Prompt: Repeat the whole listing below, word for word.

== Supplied data

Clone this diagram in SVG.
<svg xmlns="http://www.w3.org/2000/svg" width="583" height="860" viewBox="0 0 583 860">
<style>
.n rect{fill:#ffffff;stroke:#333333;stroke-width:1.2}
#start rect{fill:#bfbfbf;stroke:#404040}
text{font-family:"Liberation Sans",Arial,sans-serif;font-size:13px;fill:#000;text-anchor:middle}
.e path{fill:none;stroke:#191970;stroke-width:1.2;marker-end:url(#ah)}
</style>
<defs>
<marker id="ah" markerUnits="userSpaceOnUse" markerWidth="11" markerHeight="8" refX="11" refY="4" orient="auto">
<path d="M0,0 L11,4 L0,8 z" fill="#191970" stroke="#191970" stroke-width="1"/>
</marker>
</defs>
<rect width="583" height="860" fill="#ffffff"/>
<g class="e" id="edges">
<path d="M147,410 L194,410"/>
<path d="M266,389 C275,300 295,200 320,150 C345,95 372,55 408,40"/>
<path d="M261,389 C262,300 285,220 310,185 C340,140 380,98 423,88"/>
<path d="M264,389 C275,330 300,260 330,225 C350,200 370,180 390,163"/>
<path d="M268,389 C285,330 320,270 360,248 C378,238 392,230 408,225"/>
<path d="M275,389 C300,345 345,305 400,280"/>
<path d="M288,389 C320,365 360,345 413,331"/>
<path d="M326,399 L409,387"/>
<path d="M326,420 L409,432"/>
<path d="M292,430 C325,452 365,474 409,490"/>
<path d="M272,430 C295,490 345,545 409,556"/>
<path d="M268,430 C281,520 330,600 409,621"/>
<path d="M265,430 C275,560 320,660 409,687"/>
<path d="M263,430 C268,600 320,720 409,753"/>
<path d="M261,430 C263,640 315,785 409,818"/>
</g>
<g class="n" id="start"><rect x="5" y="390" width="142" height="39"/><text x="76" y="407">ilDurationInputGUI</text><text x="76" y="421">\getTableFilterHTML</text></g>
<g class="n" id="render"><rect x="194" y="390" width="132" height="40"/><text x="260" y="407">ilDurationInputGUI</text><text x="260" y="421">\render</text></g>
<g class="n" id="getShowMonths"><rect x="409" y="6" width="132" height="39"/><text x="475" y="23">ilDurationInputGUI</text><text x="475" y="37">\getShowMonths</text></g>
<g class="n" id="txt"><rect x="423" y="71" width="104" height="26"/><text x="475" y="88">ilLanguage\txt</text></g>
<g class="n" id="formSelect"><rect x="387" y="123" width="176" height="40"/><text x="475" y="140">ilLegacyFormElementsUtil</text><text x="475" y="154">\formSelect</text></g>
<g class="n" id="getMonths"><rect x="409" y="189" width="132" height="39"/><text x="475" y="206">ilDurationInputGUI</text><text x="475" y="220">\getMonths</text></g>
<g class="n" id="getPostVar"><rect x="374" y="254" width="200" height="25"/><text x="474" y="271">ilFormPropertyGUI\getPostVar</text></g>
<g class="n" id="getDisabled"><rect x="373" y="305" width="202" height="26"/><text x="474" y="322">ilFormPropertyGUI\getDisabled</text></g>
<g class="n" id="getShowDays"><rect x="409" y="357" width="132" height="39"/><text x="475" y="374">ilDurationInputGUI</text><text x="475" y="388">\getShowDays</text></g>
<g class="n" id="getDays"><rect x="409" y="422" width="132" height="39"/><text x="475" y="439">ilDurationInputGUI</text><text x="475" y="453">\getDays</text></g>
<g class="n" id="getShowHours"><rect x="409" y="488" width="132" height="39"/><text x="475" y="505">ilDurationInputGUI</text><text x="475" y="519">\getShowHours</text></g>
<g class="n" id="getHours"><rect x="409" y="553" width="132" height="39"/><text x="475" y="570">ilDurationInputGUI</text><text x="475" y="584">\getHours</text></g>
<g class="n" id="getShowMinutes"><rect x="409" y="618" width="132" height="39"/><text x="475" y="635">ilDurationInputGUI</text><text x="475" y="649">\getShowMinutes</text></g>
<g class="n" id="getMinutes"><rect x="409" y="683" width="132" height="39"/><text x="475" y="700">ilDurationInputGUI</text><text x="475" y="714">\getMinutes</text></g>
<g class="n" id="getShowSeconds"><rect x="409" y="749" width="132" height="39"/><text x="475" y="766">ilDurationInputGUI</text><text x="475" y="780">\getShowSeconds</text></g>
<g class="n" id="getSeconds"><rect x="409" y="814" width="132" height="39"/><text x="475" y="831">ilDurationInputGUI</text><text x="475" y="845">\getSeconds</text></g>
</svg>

====

Solution to this problem:
Clone this diagram in SVG.
<svg xmlns="http://www.w3.org/2000/svg" width="583" height="860" viewBox="0 0 583 860">
<style>
.n rect{fill:#ffffff;stroke:#333333;stroke-width:1.2}
#start rect{fill:#bfbfbf;stroke:#404040}
text{font-family:"Liberation Sans",Arial,sans-serif;font-size:13px;fill:#000;text-anchor:middle}
.e path{fill:none;stroke:#191970;stroke-width:1.2;marker-end:url(#ah)}
</style>
<defs>
<marker id="ah" markerUnits="userSpaceOnUse" markerWidth="11" markerHeight="8" refX="11" refY="4" orient="auto">
<path d="M0,0 L11,4 L0,8 z" fill="#191970" stroke="#191970" stroke-width="1"/>
</marker>
</defs>
<rect width="583" height="860" fill="#ffffff"/>
<g class="e" id="edges">
<path d="M147,410 L194,410"/>
<path d="M266,389 C275,300 295,200 320,150 C345,95 372,55 408,40"/>
<path d="M261,389 C262,300 285,220 310,185 C340,140 380,98 423,88"/>
<path d="M264,389 C275,330 300,260 330,225 C350,200 370,180 390,163"/>
<path d="M268,389 C285,330 320,270 360,248 C378,238 392,230 408,225"/>
<path d="M275,389 C300,345 345,305 400,280"/>
<path d="M288,389 C320,365 360,345 413,331"/>
<path d="M326,399 L409,387"/>
<path d="M326,420 L409,432"/>
<path d="M292,430 C325,452 365,474 409,490"/>
<path d="M272,430 C295,490 345,545 409,556"/>
<path d="M268,430 C281,520 330,600 409,621"/>
<path d="M265,430 C275,560 320,660 409,687"/>
<path d="M263,430 C268,600 320,720 409,753"/>
<path d="M261,430 C263,640 315,785 409,818"/>
</g>
<g class="n" id="start"><rect x="5" y="390" width="142" height="39"/><text x="76" y="407">ilDurationInputGUI</text><text x="76" y="421">\getTableFilterHTML</text></g>
<g class="n" id="render"><rect x="194" y="390" width="132" height="40"/><text x="260" y="407">ilDurationInputGUI</text><text x="260" y="421">\render</text></g>
<g class="n" id="getShowMonths"><rect x="409" y="6" width="132" height="39"/><text x="475" y="23">ilDurationInputGUI</text><text x="475" y="37">\getShowMonths</text></g>
<g class="n" id="txt"><rect x="423" y="71" width="104" height="26"/><text x="475" y="88">ilLanguage\txt</text></g>
<g class="n" id="formSelect"><rect x="387" y="123" width="176" height="40"/><text x="475" y="140">ilLegacyFormElementsUtil</text><text x="475" y="154">\formSelect</text></g>
<g class="n" id="getMonths"><rect x="409" y="189" width="132" height="39"/><text x="475" y="206">ilDurationInputGUI</text><text x="475" y="220">\getMonths</text></g>
<g class="n" id="getPostVar"><rect x="374" y="254" width="200" height="25"/><text x="474" y="271">ilFormPropertyGUI\getPostVar</text></g>
<g class="n" id="getDisabled"><rect x="373" y="305" width="202" height="26"/><text x="474" y="322">ilFormPropertyGUI\getDisabled</text></g>
<g class="n" id="getShowDays"><rect x="409" y="357" width="132" height="39"/><text x="475" y="374">ilDurationInputGUI</text><text x="475" y="388">\getShowDays</text></g>
<g class="n" id="getDays"><rect x="409" y="422" width="132" height="39"/><text x="475" y="439">ilDurationInputGUI</text><text x="475" y="453">\getDays</text></g>
<g class="n" id="getShowHours"><rect x="409" y="488" width="132" height="39"/><text x="475" y="505">ilDurationInputGUI</text><text x="475" y="519">\getShowHours</text></g>
<g class="n" id="getHours"><rect x="409" y="553" width="132" height="39"/><text x="475" y="570">ilDurationInputGUI</text><text x="475" y="584">\getHours</text></g>
<g class="n" id="getShowMinutes"><rect x="409" y="618" width="132" height="39"/><text x="475" y="635">ilDurationInputGUI</text><text x="475" y="649">\getShowMinutes</text></g>
<g class="n" id="getMinutes"><rect x="409" y="683" width="132" height="39"/><text x="475" y="700">ilDurationInputGUI</text><text x="475" y="714">\getMinutes</text></g>
<g class="n" id="getShowSeconds"><rect x="409" y="749" width="132" height="39"/><text x="475" y="766">ilDurationInputGUI</text><text x="475" y="780">\getShowSeconds</text></g>
<g class="n" id="getSeconds"><rect x="409" y="814" width="132" height="39"/><text x="475" y="831">ilDurationInputGUI</text><text x="475" y="845">\getSeconds</text></g>
</svg>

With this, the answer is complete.